-- What is expected --
Go through the material below and copy each line where the word "this" appears.

╭─ Provided records

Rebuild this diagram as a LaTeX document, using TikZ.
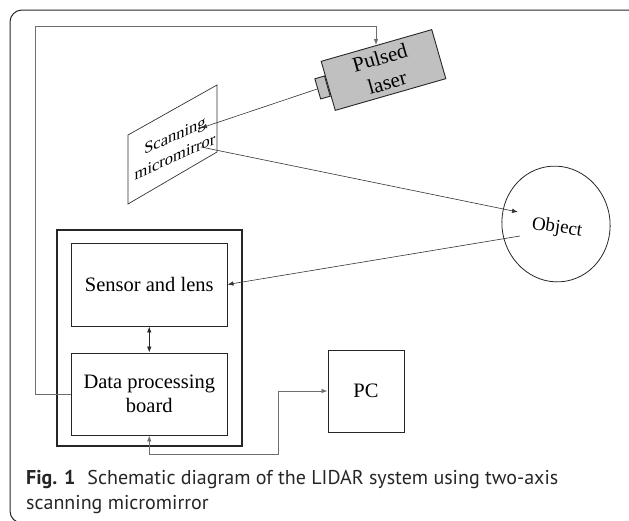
\documentclass[tikz,border=0pt]{standalone}
\usepackage{fontspec}
\setmainfont{Liberation Serif}
\newfontfamily\capfont{PT Sans}
\usetikzlibrary{arrows.meta,shapes.geometric,calc}
\definecolor{laserfill}{RGB}{192,192,192}
\definecolor{framegray}{RGB}{40,40,40}
\definecolor{wiregray}{RGB}{110,110,110}
\begin{document}
\begin{tikzpicture}[x=1pt,y=-1pt,
  box/.style={draw=black!85, line width=0.9pt, inner sep=0pt},
  beam/.style={draw=black!80, line width=0.6pt, -{Latex[length=6pt,width=4.5pt]}},
  wire/.style={draw=wiregray, line width=0.8pt},
  lbl/.style={font=\fontsize{20.5}{24}\selectfont, align=center},
  captext/.style={anchor=base west, inner sep=0pt, text=black!85, font=\capfont\fontsize{20}{24}\selectfont}]
\useasboundingbox (0,0) rectangle (629,520);

% outer figure frame (only its top and left sides fall inside the page)
\begin{scope}
  \clip (0,0) rectangle (629,520);
  \draw[framegray, line width=1pt, rounded corners=12pt] (10,10) rectangle (720,523);
\end{scope}

% receiver housing with its two boards
\node[box, line width=1.4pt, minimum width=185, minimum height=216] (housing) at (149.5,338) {};
\node[box, lbl, minimum width=155.5, minimum height=83] (sensor) at (149.25,284.5) {Sensor and lens};
\node[box, lbl, minimum width=155.5, minimum height=82] (board) at (149.25,394) {Data processing\\board};
\node[box, lbl, minimum width=76, minimum height=82] (pc) at (366,391) {PC};

% pulsed laser with its output nozzle
\node[box, fill=laserfill, minimum width=115, minimum height=51, rotate=16,
      align=center, font=\fontsize{21}{26}\selectfont] (laser) at (383.5,70) {Pulsed\\laser};
\node[box, fill=laserfill, minimum width=10, minimum height=21, rotate=16, anchor=east] (nozzle) at (laser.west) {};

% scanning micromirror drawn as a tilted plate
\coordinate (m1) at (128,135);
\coordinate (m2) at (217,85);
\coordinate (m3) at (217,152);
\coordinate (m4) at (128,204);
\draw[black!80, line width=0.7pt] (m1) -- (m2) -- (m3) -- (m4) -- cycle;
\node[yslant=0.45, align=center, font=\fontsize{16.5}{21}\selectfont] (mirrortext) at (175,146) {Scanning\\micromirror};

% target object
\node[draw=black!85, line width=0.8pt, ellipse, minimum width=108, minimum height=116, inner sep=0pt, rotate=10] (obj) at (556,224) {};
\node[rotate=-8, font=\fontsize{19}{22}\selectfont] (objtext) at (557,228) {Object};

% optical path
\coordinate (mirrorIn) at (201,128);
\coordinate (mirrorOut) at (201,147);
\coordinate (objIn) at ($(obj.center)+(-38,-12)$);
\coordinate (objOut) at ($(obj.center)+(-36,12)$);
\draw[beam] (nozzle.west) -- (mirrorIn);
\draw[beam] (mirrorOut) -- (objIn);
\draw[beam] (objOut) -- (sensor.east);
\draw[draw=black!85, line width=0.7pt, {Latex[length=6pt,width=4.5pt]}-{Latex[length=6pt,width=4.5pt]}] (sensor.south) -- (board.north);

% electrical connections
\coordinate (laserIn) at (376,45);
\draw[wire, -{Latex[length=6pt,width=4.5pt]}] (board.west) -- (35,394) -- (35,26) -| (laserIn);
\draw[wire, {Latex[length=6pt,width=4.5pt]}-{Latex[length=6pt,width=4.5pt]}] (board.south) |- (278,454) |- (pc.west);

% caption
\node[captext] (cap1) at (26,484)
  {\textbf{Fig. 1}\hspace{0.6em}Schematic diagram of the LIDAR system using two-axis};
\node[captext] (cap2) at (26,509) {scanning micromirror};
\end{tikzpicture}
\end{document}
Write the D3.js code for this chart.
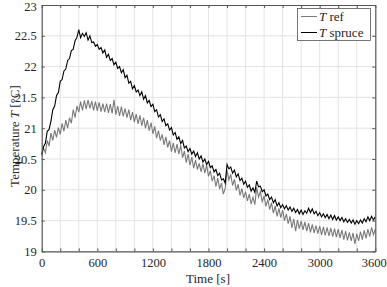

╰─

-- Task solution --
Rebuild this diagram as a LaTeX document, using TikZ.
Write the D3.js code for this chart.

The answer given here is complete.